> Task: Pull every line containing the word "that" from the records.

Charts and diagrams as code
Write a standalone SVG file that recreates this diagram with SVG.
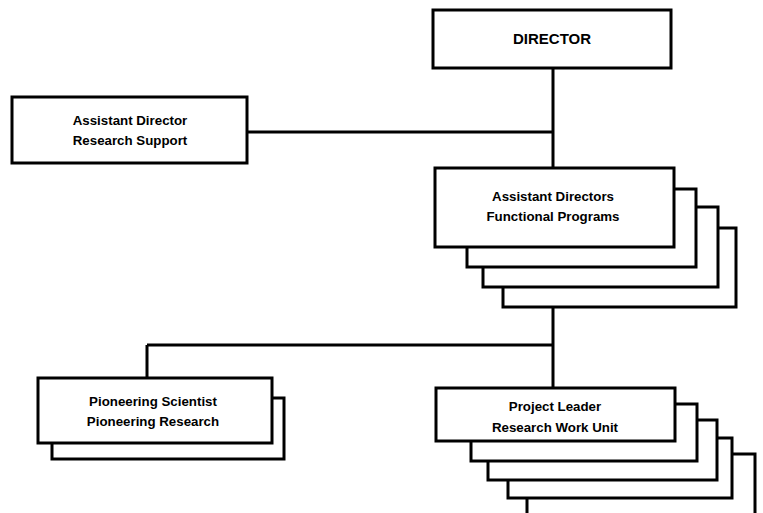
<svg xmlns="http://www.w3.org/2000/svg" width="763" height="513" viewBox="0 0 763 513">
<style>
.b{fill:#fff;stroke:#000;stroke-width:3}
.c{fill:none;stroke:#000;stroke-width:3}
text{font-family:"Liberation Sans",Arial,sans-serif;font-weight:bold;font-size:13.3px;text-anchor:middle;fill:#000}
.t{font-size:15px}
</style>
<rect width="763" height="513" fill="#fff"/>
<g id="connectors">
<path class="c" d="M553 68V168M247 132H553M553 307V388M147 345H553M147 345V378"/>
</g>
<g id="director">
<rect class="b" x="433" y="10" width="238" height="58"/>
<text class="t" x="552" y="44">DIRECTOR</text>
</g>
<g id="asst-director">
<rect class="b" x="12" y="97" width="235" height="66"/>
<text x="130" y="125">Assistant Director</text>
<text x="130" y="145">Research Support</text>
</g>
<g id="asst-directors">
<rect class="b" x="503" y="228" width="233" height="79"/>
<rect class="b" x="483" y="207" width="235" height="80"/>
<rect class="b" x="467" y="189" width="229" height="78"/>
<rect class="b" x="435" y="168" width="239" height="79"/>
<text x="553" y="201">Assistant Directors</text>
<text x="553" y="221">Functional Programs</text>
</g>
<g id="pioneering">
<rect class="b" x="52" y="398" width="232" height="61"/>
<rect class="b" x="38" y="378" width="234" height="65"/>
<text x="153" y="406">Pioneering Scientist</text>
<text x="153" y="426">Pioneering Research</text>
</g>
<g id="project-leader">
<rect class="b" x="527" y="454" width="228" height="80"/>
<rect class="b" x="508" y="438" width="224" height="60"/>
<rect class="b" x="488" y="420" width="229" height="60"/>
<rect class="b" x="471" y="404" width="226" height="57"/>
<rect class="b" x="436" y="388" width="239" height="53"/>
<text x="555" y="411">Project Leader</text>
<text x="555" y="432">Research Work Unit</text>
</g>
</svg>
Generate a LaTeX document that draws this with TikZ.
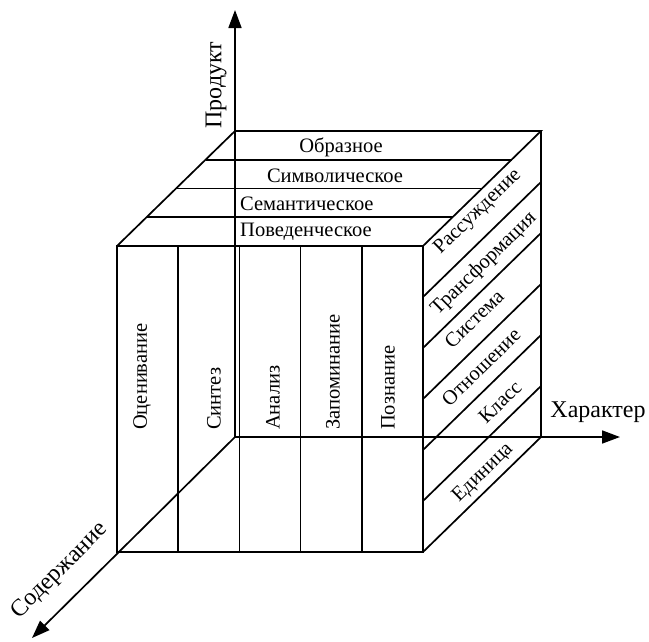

> Exercise answer:
Write a standalone SVG file that recreates this diagram with SVG.
Generate a LaTeX document that draws this with TikZ.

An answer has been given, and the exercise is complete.